[Task to carry out]
All of the lines below are to be transcribed faithfully, with pictures excluded from the copy.

[Record list]
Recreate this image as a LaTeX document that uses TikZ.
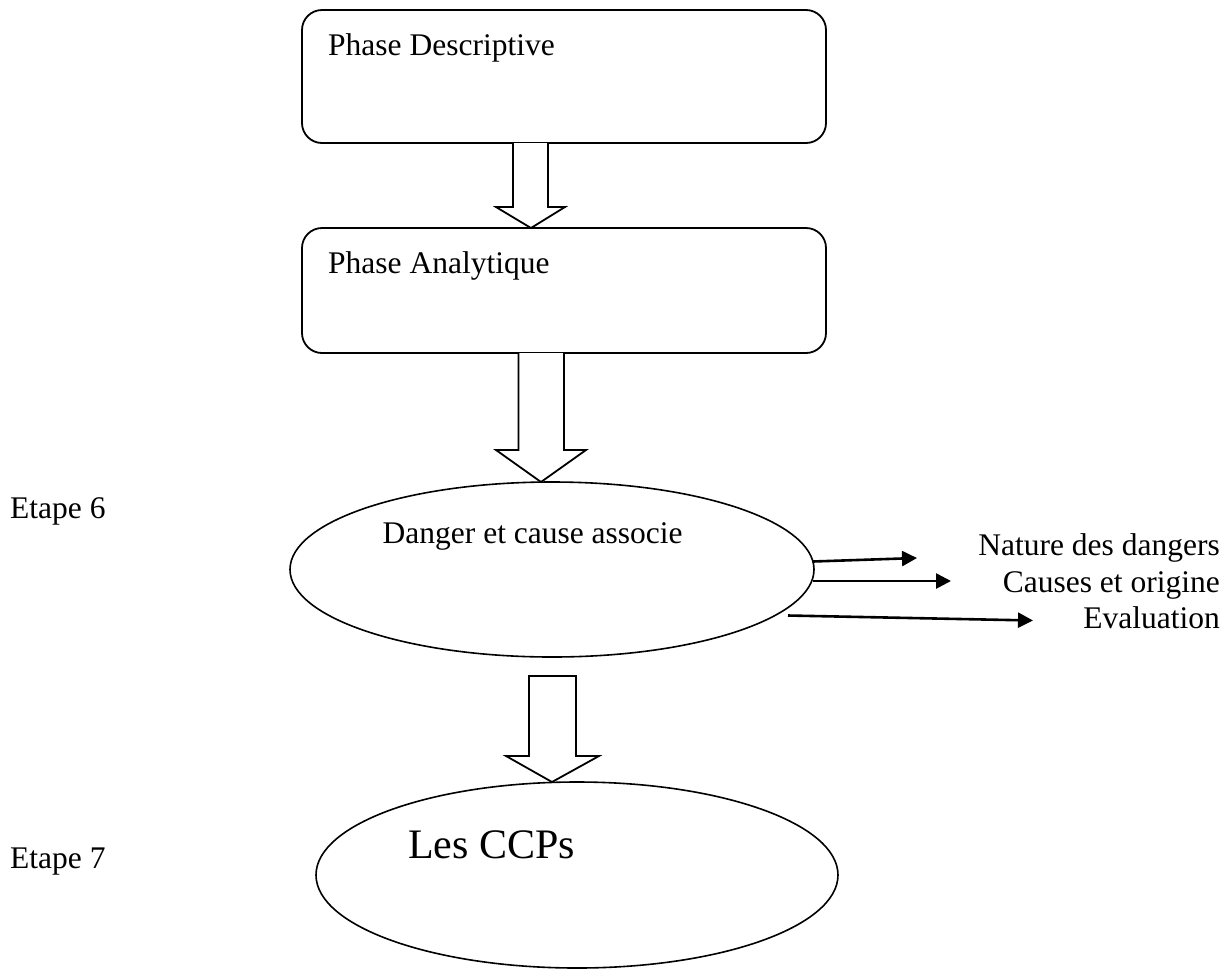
\documentclass[tikz,border=0pt]{standalone}
\usepackage{fontspec}
\setmainfont{Liberation Serif}
\usetikzlibrary{shapes.geometric,arrows.meta}

\tikzset{
  phasebox/.style={draw, line width=1.8pt, rounded corners=20pt, minimum width=524pt,
    minimum height=133pt, inner sep=0pt, outer sep=0pt},
  stepellipse/.style={draw, ellipse, line width=1.6pt, inner sep=0pt, outer sep=0pt},
  txt/.style={inner sep=0pt, font=\fontsize{31.5}{36}\selectfont},
  bigtxt/.style={inner sep=0pt, font=\fontsize{42}{48}\selectfont},
  hollow/.style={draw, line width=1.8pt, fill=white, line join=miter},
  thinarrow/.style={line width=2.6pt, -{Triangle[length=15pt,width=15pt]}}
}

\begin{document}
\begin{tikzpicture}[x=1pt,y=-1pt]
  \useasboundingbox (0,0) rectangle (1232,970);

  % the two phase boxes
  \node[phasebox] (desc) at (564,76.5) {};
  \node[txt, anchor=base west] (desct) at (328,55) {Phase Descriptive};
  \node[phasebox, minimum height=125pt] (anal) at (564,290.5) {};
  \node[txt, anchor=base west] (analt) at (328,273) {Phase Analytique};

  % step ellipses
  \node[stepellipse, minimum width=524pt, minimum height=175pt] (danger) at (552,569.5) {};
  \node[txt, anchor=base west] (dangert) at (382.5,543) {Danger et cause associe};
  \node[stepellipse, minimum width=522pt, minimum height=186pt] (ccp) at (577,875) {};
  \node[bigtxt, anchor=base west] (ccpt) at (408,858) {Les CCPs};

  % step labels
  \node[txt, anchor=base west] (e6) at (10,518) {Etape 6};
  \node[txt, anchor=base west] (e7) at (10,868) {Etape 7};

  % outcomes of the hazard analysis
  \node[txt, anchor=base east] (nat) at (1220,555) {Nature des dangers};
  \node[txt, anchor=base east] (cau) at (1220,592) {Causes et origine};
  \node[txt, anchor=base east] (eva) at (1220,628) {Evaluation};

  % hollow block arrows between the stages
  \draw[hollow] (513,0 |- desc.south) -- (513,207) -- (496,207) -- (531,0 |- anal.north)
    -- (565,207) -- (548,207) -- (548,0 |- desc.south);
  \draw[hollow] (518.5,0 |- anal.south) -- (518.5,450) -- (496,450) -- (541,0 |- danger.north)
    -- (586,450) -- (564,450) -- (564,0 |- anal.south);
  \draw[hollow] (529,676) -- (529,756) -- (506,756) -- (552,0 |- ccp.north)
    -- (599,756) -- (576,756) -- (576,676) -- cycle;

  % small arrows towards the outcomes
  \coordinate (s1) at (813,561.5);
  \coordinate (t1) at (917,558);
  \coordinate (s2) at (813,581);
  \coordinate (t2) at (951,581);
  \coordinate (s3) at (788,615.5);
  \coordinate (t3) at (1033,620.5);
  \draw[thinarrow] (s1) -- (t1);
  \draw[thinarrow] (s2) -- (t2);
  \draw[thinarrow] (s3) -- (t3);
\end{tikzpicture}
\end{document}
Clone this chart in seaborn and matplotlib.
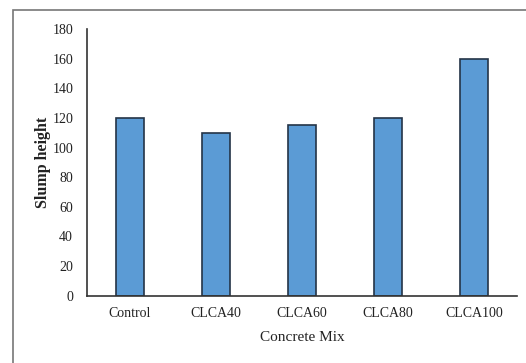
import matplotlib
matplotlib.use("Agg")
import matplotlib.pyplot as plt
import seaborn as sns
import pandas as pd
from matplotlib.patches import Rectangle

mixes = ["Control", "CLCA40", "CLCA60", "CLCA80", "CLCA100"]
slump = [120, 110, 115, 120, 160]
y_ticks = [0, 20, 40, 60, 80, 100, 120, 140, 160, 180]

sns.set_theme(style="white")
plt.rcParams["font.family"] = ["Liberation Serif", "DejaVu Serif"]

df = pd.DataFrame({"Concrete Mix": mixes, "Slump height": slump})

fig = plt.figure(figsize=(5.26, 3.63), dpi=100)
ax = fig.add_axes([0.1654, 0.1854, 0.8176, 0.7347])

sns.barplot(data=df, x="Concrete Mix", y="Slump height", ax=ax,
            color="#5B9BD5", saturation=1, width=0.33,
            edgecolor="#243447", linewidth=1.2)

ax.set_ylim(0, 180)
ax.set_xlim(-0.5, len(mixes) - 0.5)
ax.set_yticks(y_ticks)
ax.tick_params(axis="both", length=0, labelsize=10, colors="#222222", pad=10)
ax.tick_params(axis="x", pad=8)

for side in ["top", "right"]:
    ax.spines[side].set_visible(False)
for side in ["left", "bottom"]:
    ax.spines[side].set_color("#333333")
    ax.spines[side].set_linewidth(1.2)

ax.set_xlabel("Concrete Mix", fontsize=11, color="#222222", labelpad=8)
ax.set_ylabel("Slump height", fontsize=11.5, fontweight="bold", color="#222222", labelpad=1)

# chart area border (open on the right and bottom edges)
fig.patches.append(Rectangle((13 / 526, -0.05), 1.1, 1 - 10 / 363 + 0.05,
                             transform=fig.transFigure, fill=False,
                             edgecolor="#777777", linewidth=1.2))

fig.savefig("out.png", dpi=100)
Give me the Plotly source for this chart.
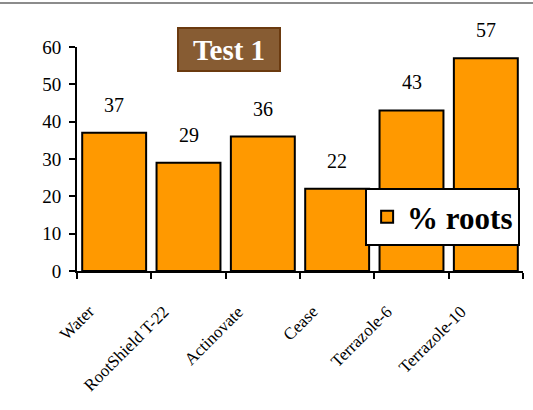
import plotly.graph_objects as go

categories = ["Water", "RootShield T-22", "Actinovate", "Cease", "Terrazole-6", "Terrazole-10"]
values = [37, 29, 36, 22, 43, 57]
value_labels = ["37", "29", "36", "22", "43", "57"]
series_name = "% roots"
title_text = "Test 1"
y_ticks = [0, 10, 20, 30, 40, 50, 60]

SERIF = "Liberation Serif"

fig = go.Figure()
fig.add_trace(go.Bar(
    x=categories, y=values, name=series_name,
    marker=dict(color="#FF9900", line=dict(color="black", width=2)),
    showlegend=True,
))

# data labels above bars
for c, v, t in zip(categories, values, value_labels):
    fig.add_annotation(x=c, y=v, text=t, showarrow=False, yshift=28,
                       font=dict(family=SERIF, size=20, color="black"))

# rotated category labels (Excel-style placement)
for c in categories:
    fig.add_annotation(x=c, y=0, xref="x", yref="y", text=c, showarrow=False, textangle=-45,
                       xanchor="right", yanchor="top", xshift=-13, yshift=-28,
                       font=dict(family=SERIF, size=17, color="black"))

fig.add_annotation(xref="paper", yref="paper", x=0.341, y=0.989, text="<b>" + title_text + "</b>",
                   showarrow=False, font=dict(family=SERIF, size=29, color="white"),
                   bgcolor="#875C33", bordercolor="#6B3A0F", borderwidth=2,
                   width=100, height=41, borderpad=0, xanchor="center", yanchor="middle")

fig.add_shape(type="line", xref="paper", yref="paper", x0=-0.2, x1=1.1, y0=1.196, y1=1.196,
              line=dict(color="#666666", width=1.5))

fig.update_layout(
    width=533, height=410,
    margin=dict(l=77, r=10, t=47, b=139),
    plot_bgcolor="white", paper_bgcolor="white",
    bargap=0.14,
    font=dict(family=SERIF, color="black"),
    legend=dict(x=0.646, y=0.37, xanchor="left", yanchor="top",
                bgcolor="white", bordercolor="black", borderwidth=2,
                font=dict(family=SERIF, size=31, color="black", weight="bold"),
                itemsizing="constant"),
    xaxis=dict(type="category", range=[-0.5, len(categories) - 0.5], autorange=False,
               tickson="boundaries", ticks="outside", ticklen=6,
               tickwidth=2, tickcolor="black", showline=True, linecolor="black", linewidth=2,
               showticklabels=False, showgrid=False),
    yaxis=dict(range=[0, 60], autorange=False, tickvals=y_ticks, ticks="outside", ticklen=6, tickwidth=2,
               tickcolor="black", showline=True, linecolor="black", linewidth=2,
               tickfont=dict(family=SERIF, size=19, color="black"), showgrid=False,
               zeroline=False, ticklabelstandoff=4),
)

fig.write_html("out.html")
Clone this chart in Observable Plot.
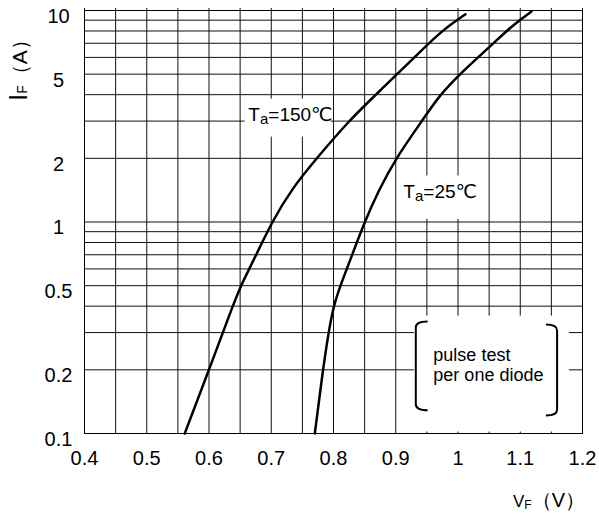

[Full output]
Recreate this image as a LaTeX document that uses TikZ.
\documentclass[tikz,border=0pt]{standalone}
\usepackage{fontspec}
\setmainfont{Liberation Serif}
\usetikzlibrary{shapes.geometric,arrows.meta}

\tikzset{
  phasebox/.style={draw, line width=1.8pt, rounded corners=20pt, minimum width=524pt,
    minimum height=133pt, inner sep=0pt, outer sep=0pt},
  stepellipse/.style={draw, ellipse, line width=1.6pt, inner sep=0pt, outer sep=0pt},
  txt/.style={inner sep=0pt, font=\fontsize{31.5}{36}\selectfont},
  bigtxt/.style={inner sep=0pt, font=\fontsize{42}{48}\selectfont},
  hollow/.style={draw, line width=1.8pt, fill=white, line join=miter},
  thinarrow/.style={line width=2.6pt, -{Triangle[length=15pt,width=15pt]}}
}

\begin{document}
\begin{tikzpicture}[x=1pt,y=-1pt]
  \useasboundingbox (0,0) rectangle (1232,970);

  % the two phase boxes
  \node[phasebox] (desc) at (564,76.5) {};
  \node[txt, anchor=base west] (desct) at (328,55) {Phase Descriptive};
  \node[phasebox, minimum height=125pt] (anal) at (564,290.5) {};
  \node[txt, anchor=base west] (analt) at (328,273) {Phase Analytique};

  % step ellipses
  \node[stepellipse, minimum width=524pt, minimum height=175pt] (danger) at (552,569.5) {};
  \node[txt, anchor=base west] (dangert) at (382.5,543) {Danger et cause associe};
  \node[stepellipse, minimum width=522pt, minimum height=186pt] (ccp) at (577,875) {};
  \node[bigtxt, anchor=base west] (ccpt) at (408,858) {Les CCPs};

  % step labels
  \node[txt, anchor=base west] (e6) at (10,518) {Etape 6};
  \node[txt, anchor=base west] (e7) at (10,868) {Etape 7};

  % outcomes of the hazard analysis
  \node[txt, anchor=base east] (nat) at (1220,555) {Nature des dangers};
  \node[txt, anchor=base east] (cau) at (1220,592) {Causes et origine};
  \node[txt, anchor=base east] (eva) at (1220,628) {Evaluation};

  % hollow block arrows between the stages
  \draw[hollow] (513,0 |- desc.south) -- (513,207) -- (496,207) -- (531,0 |- anal.north)
    -- (565,207) -- (548,207) -- (548,0 |- desc.south);
  \draw[hollow] (518.5,0 |- anal.south) -- (518.5,450) -- (496,450) -- (541,0 |- danger.north)
    -- (586,450) -- (564,450) -- (564,0 |- anal.south);
  \draw[hollow] (529,676) -- (529,756) -- (506,756) -- (552,0 |- ccp.north)
    -- (599,756) -- (576,756) -- (576,676) -- cycle;

  % small arrows towards the outcomes
  \coordinate (s1) at (813,561.5);
  \coordinate (t1) at (917,558);
  \coordinate (s2) at (813,581);
  \coordinate (t2) at (951,581);
  \coordinate (s3) at (788,615.5);
  \coordinate (t3) at (1033,620.5);
  \draw[thinarrow] (s1) -- (t1);
  \draw[thinarrow] (s2) -- (t2);
  \draw[thinarrow] (s3) -- (t3);
\end{tikzpicture}
\end{document}
Clone this chart in seaborn and matplotlib.
import matplotlib
matplotlib.use("Agg")
import matplotlib.pyplot as plt
import seaborn as sns
import pandas as pd
from matplotlib.patches import Rectangle

mixes = ["Control", "CLCA40", "CLCA60", "CLCA80", "CLCA100"]
slump = [120, 110, 115, 120, 160]
y_ticks = [0, 20, 40, 60, 80, 100, 120, 140, 160, 180]

sns.set_theme(style="white")
plt.rcParams["font.family"] = ["Liberation Serif", "DejaVu Serif"]

df = pd.DataFrame({"Concrete Mix": mixes, "Slump height": slump})

fig = plt.figure(figsize=(5.26, 3.63), dpi=100)
ax = fig.add_axes([0.1654, 0.1854, 0.8176, 0.7347])

sns.barplot(data=df, x="Concrete Mix", y="Slump height", ax=ax,
            color="#5B9BD5", saturation=1, width=0.33,
            edgecolor="#243447", linewidth=1.2)

ax.set_ylim(0, 180)
ax.set_xlim(-0.5, len(mixes) - 0.5)
ax.set_yticks(y_ticks)
ax.tick_params(axis="both", length=0, labelsize=10, colors="#222222", pad=10)
ax.tick_params(axis="x", pad=8)

for side in ["top", "right"]:
    ax.spines[side].set_visible(False)
for side in ["left", "bottom"]:
    ax.spines[side].set_color("#333333")
    ax.spines[side].set_linewidth(1.2)

ax.set_xlabel("Concrete Mix", fontsize=11, color="#222222", labelpad=8)
ax.set_ylabel("Slump height", fontsize=11.5, fontweight="bold", color="#222222", labelpad=1)

# chart area border (open on the right and bottom edges)
fig.patches.append(Rectangle((13 / 526, -0.05), 1.1, 1 - 10 / 363 + 0.05,
                             transform=fig.transFigure, fill=False,
                             edgecolor="#777777", linewidth=1.2))

fig.savefig("out.png", dpi=100)
Give me the Plotly source for this chart.
import plotly.graph_objects as go

categories = ["Water", "RootShield T-22", "Actinovate", "Cease", "Terrazole-6", "Terrazole-10"]
values = [37, 29, 36, 22, 43, 57]
value_labels = ["37", "29", "36", "22", "43", "57"]
series_name = "% roots"
title_text = "Test 1"
y_ticks = [0, 10, 20, 30, 40, 50, 60]

SERIF = "Liberation Serif"

fig = go.Figure()
fig.add_trace(go.Bar(
    x=categories, y=values, name=series_name,
    marker=dict(color="#FF9900", line=dict(color="black", width=2)),
    showlegend=True,
))

# data labels above bars
for c, v, t in zip(categories, values, value_labels):
    fig.add_annotation(x=c, y=v, text=t, showarrow=False, yshift=28,
                       font=dict(family=SERIF, size=20, color="black"))

# rotated category labels (Excel-style placement)
for c in categories:
    fig.add_annotation(x=c, y=0, xref="x", yref="y", text=c, showarrow=False, textangle=-45,
                       xanchor="right", yanchor="top", xshift=-13, yshift=-28,
                       font=dict(family=SERIF, size=17, color="black"))

fig.add_annotation(xref="paper", yref="paper", x=0.341, y=0.989, text="<b>" + title_text + "</b>",
                   showarrow=False, font=dict(family=SERIF, size=29, color="white"),
                   bgcolor="#875C33", bordercolor="#6B3A0F", borderwidth=2,
                   width=100, height=41, borderpad=0, xanchor="center", yanchor="middle")

fig.add_shape(type="line", xref="paper", yref="paper", x0=-0.2, x1=1.1, y0=1.196, y1=1.196,
              line=dict(color="#666666", width=1.5))

fig.update_layout(
    width=533, height=410,
    margin=dict(l=77, r=10, t=47, b=139),
    plot_bgcolor="white", paper_bgcolor="white",
    bargap=0.14,
    font=dict(family=SERIF, color="black"),
    legend=dict(x=0.646, y=0.37, xanchor="left", yanchor="top",
                bgcolor="white", bordercolor="black", borderwidth=2,
                font=dict(family=SERIF, size=31, color="black", weight="bold"),
                itemsizing="constant"),
    xaxis=dict(type="category", range=[-0.5, len(categories) - 0.5], autorange=False,
               tickson="boundaries", ticks="outside", ticklen=6,
               tickwidth=2, tickcolor="black", showline=True, linecolor="black", linewidth=2,
               showticklabels=False, showgrid=False),
    yaxis=dict(range=[0, 60], autorange=False, tickvals=y_ticks, ticks="outside", ticklen=6, tickwidth=2,
               tickcolor="black", showline=True, linecolor="black", linewidth=2,
               tickfont=dict(family=SERIF, size=19, color="black"), showgrid=False,
               zeroline=False, ticklabelstandoff=4),
)

fig.write_html("out.html")
Clone this chart in Observable Plot.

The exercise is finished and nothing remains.